The Book of Mormon affirms, as Christians traditionally have also believed, that God’s people can do anything that he empowers and authorizes them to do (e.g., 1 Nephi 9:6; 17:50; 2 Nephi 1:10; Mosiah 5:3; Alma 20:4; 26:12; 37:16; Helaman 10:5; Moroni 10:23). However, these affirmations are not eschatological statements about our future, post-resurrection glorified state, but assurances of God’s powerful presence among God’s people in the here and now. They are not teaching that we will become omnipotent beings, but rather that the Omnipotent One is able to accomplish anything he wishes through the agency of his people when they trust him and obey his direction.
The disparity between the theology of the Book of Mormon and the theology of Joseph Smith in his last years cannot be overcome by citing isolated proof texts. The evidence is overwhelming that in teaching his doctrine of exaltation, Joseph Smith was not restoring a doctrine attested by the Book of Mormon.
6 replies to "Did Joseph Smith Restore Theosis? Part Three: The Book of Mormon and Joseph Smith’s Doctrine of Exaltation"
And why are we to be interested in an internal Mormon dispute over whether Joseph Smith and others deviated from the Mormon Scriptures? So error disagrees with error. In the first part of this piece the author appeared to write as though the Book of Mormon were true. Does he believe it is? In Salt Lake city, I have debated Mormons over their differences with Christianity. I am not concerned about their internal disputes.
#1 George ~ I don’t mean to speak for Rob, but I’m pretty sure he does not believe the Book of Mormon is of divine origin. I also don’t believe it was Rob’s intention to address an “internal dispute” between Mormons, seeing as how there isn’t any serious dispute amongst Mormons on using the BoM to support Mormon doctrines like exaltation.
The BoM was published years before Mormon theology had developed most of the points that members of traditional Christian faiths so strenuously object to in Mormonism today. It is missing any mention of almost all of Mormonism’s distinctive teachings. Arguably, for the most part, its teachings are more reflective of 19th century Protestantism than anything else. This makes it a potentially useful bridge for those Christians who wish to share their beliefs with Mormons.

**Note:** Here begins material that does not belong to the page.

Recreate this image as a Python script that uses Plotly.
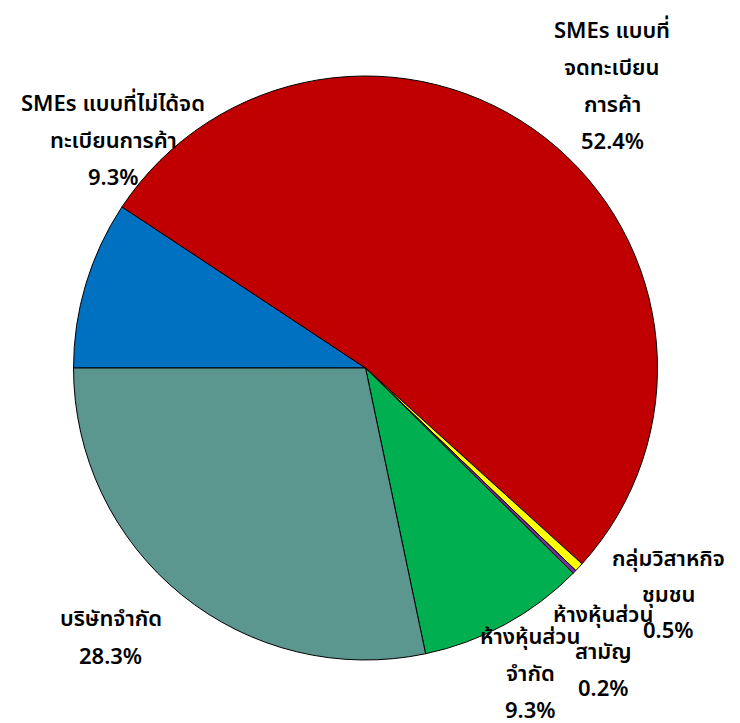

You don’t have to care about this. But Latter-day Saints should (this series IS a response to an LDS person, after all), and some Christians…
… will as well.
(I really, really hate the character limit here. Ugh.)
I think that Mormon materialism, a 19th century belief that there were a variety of types of matter including spiritual matter, is supported by the Book of Mormon. This sort of spiritual materialism got unfashionable for Protestants during the 1870s because:
a) Spiritual materialism had been part of the spiritualist movement and Christian spiritualism was dying to be replaced by non Christian forms.
b) The primary form of materialism from 1870s on is naturalistic materialism that rejects any kind of spiritual matter.
Basically I think you are reading late 19th century theology into an early 19th century text.
So, Ms Jack, do you witness to Mormons from the bible or the Book of Mormon?
#5 George ~ So, Ms Jack, do you witness to Mormons from the bible or the Book of Mormon?
The Bible.
But I sometimes supplement my witness by pointing out where the BoM fits Protestant theology better than Mormon theology.